All packets arriving with a coverage value less than the specified
threshold are discarded, these events are also logged.
3) Disabling the Checksum Computation
On both sender and receiver, checksumming will always be performed
and can not be disabled using SO_NO_CHECK. Thus
setsockopt(sockfd, SOL_SOCKET, SO_NO_CHECK, ... );
will always will be ignored, while the value of
getsockopt(sockfd, SOL_SOCKET, SO_NO_CHECK, &value, ...);
is meaningless (as in TCP). Packets with a zero checksum field are
illegal (cf. RFC 3828, sec. 3.1) will be silently discarded.
4) Fragmentation
The checksum computation respects both buffersize and MTU. The size
of UDP-Lite packets is determined by the size of the send buffer. The
minimum size of the send buffer is 2048 (defined as SOCK_MIN_SNDBUF
in include/net/sock.h), the default value is configurable as
net.core.wmem_default or via setting the SO_SNDBUF socket(7)

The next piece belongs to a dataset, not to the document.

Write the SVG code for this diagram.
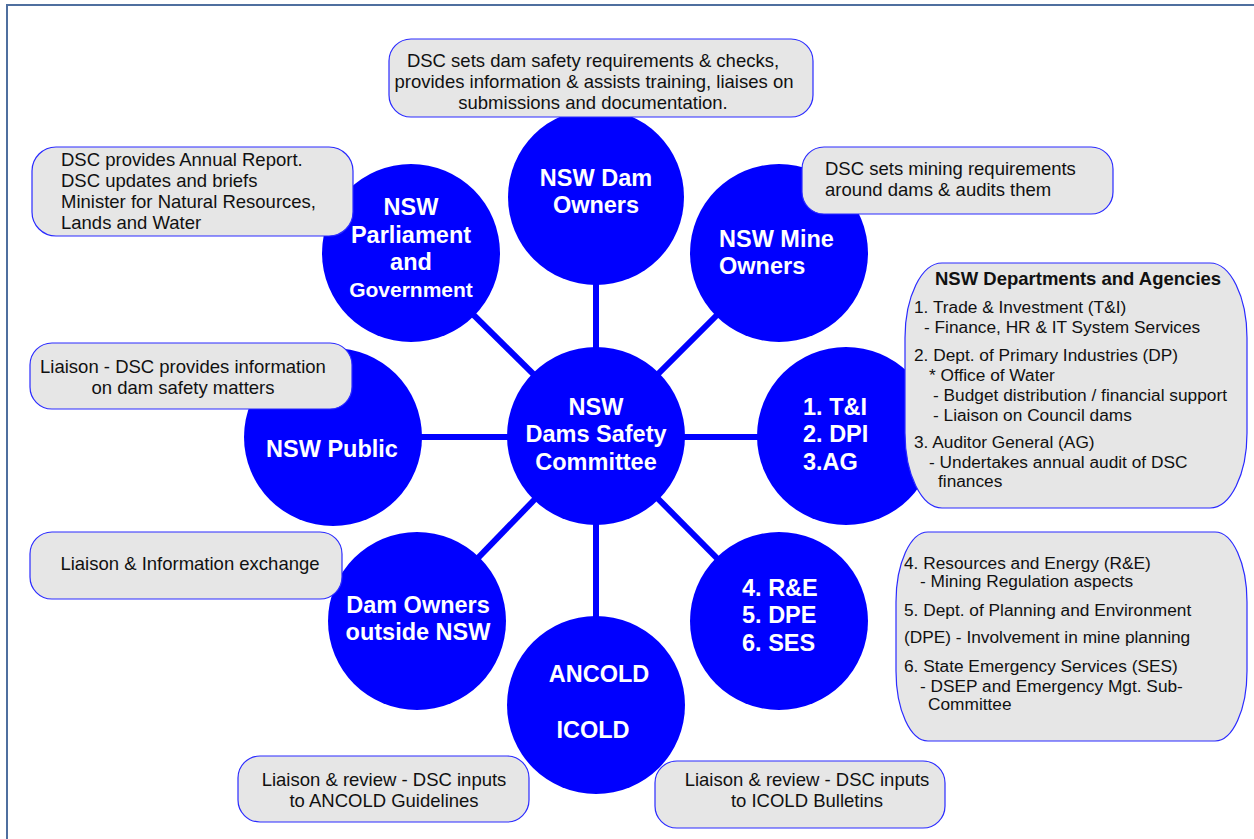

option. The maximum upper bound for the send buffer is determined
by net.core.wmem_max.
Given a payload size larger than the send buffer size, UDP-Lite will
split the payload into several individual packets, filling up the
send buffer size in each case.
The precise value also depends on the interface MTU. The interface MTU,
in turn, may trigger IP fragmentation. In this case, the generated
UDP-Lite packet is split into several IP packets, of which only the
first one contains the L4 header.
The send buffer size has implications on the checksum coverage length.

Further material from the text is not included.